Наконец взвилась зелёная ракета - старт был дан. Мотор - на полной мощности, но самолёт был так тяжёл, что, несмотря на наклонную плоскость горки, начал разбег еле-еле. Только пробежав 100 метров, мы почувствовали облегчение хвоста, и он медленно, как бы нехотя, стал подниматься.
Юмашев был наготове, чтобы немедленно убрать шасси. Он был за моей спиной, держа рычаг уборки шасси, и смотрел вперёд вместе со мной, ожидая моего сигнала. На половине дорожки скорость была ещё так мала, что секунды казались минутами. Но вот уже виден конец дорожки. Толчки стали мягкими и, наконец, я крикнул: «Давай!». Конец дорожки мелькнул под нами. Мы не полетели, а тяжело поплыли. Фабричную трубу мы пролетели на уровне её высоты. Далее высота стала 50 метров… 100 метров… Наконец, стало возможным чуть-чуть сбавить обороты мотора: сначала на 20, затем - на 50, и через 10 минут - на 100 оборотов/мин.

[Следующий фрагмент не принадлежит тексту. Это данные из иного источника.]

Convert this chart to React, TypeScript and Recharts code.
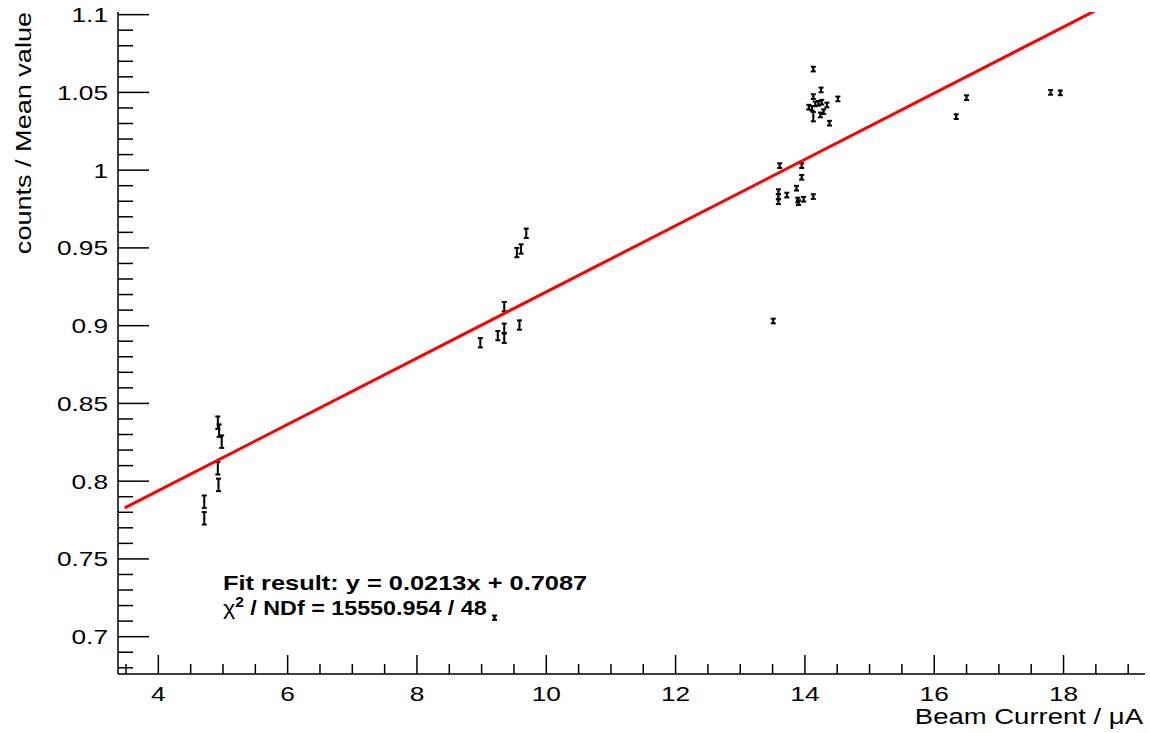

На высоте 200 метров, через 15 минут полёта, подошли к Загорску (ныне - город Сергиев Посад Московской области.). За Загорском вошли в низкую слоистую облачность. Я вёл самолёт по приборам по курсу, который мне дал Данилин. Мы летели то в облаках, то между их двумя слоями, внимательно следя за тем, чтобы не попасть в кучевую облачность. Самолёт в эти минуты обладал очень небольшим запасом прочности, и сильная болтанка в кучевых облаках ему была противопоказана. Прошло 4 часа. Мы постепенно поднимались, как этого требовал график полёта. Земли всё это время, конечно, не было видно из-за облачности. По расчётам Данилина, к тому времени под нами была Вологда. Вскоре облака стали редеть - обстановка стала обычной. Я почувствовал аппетит, верный признак моего успокоения, и с удовольствием позавтракал.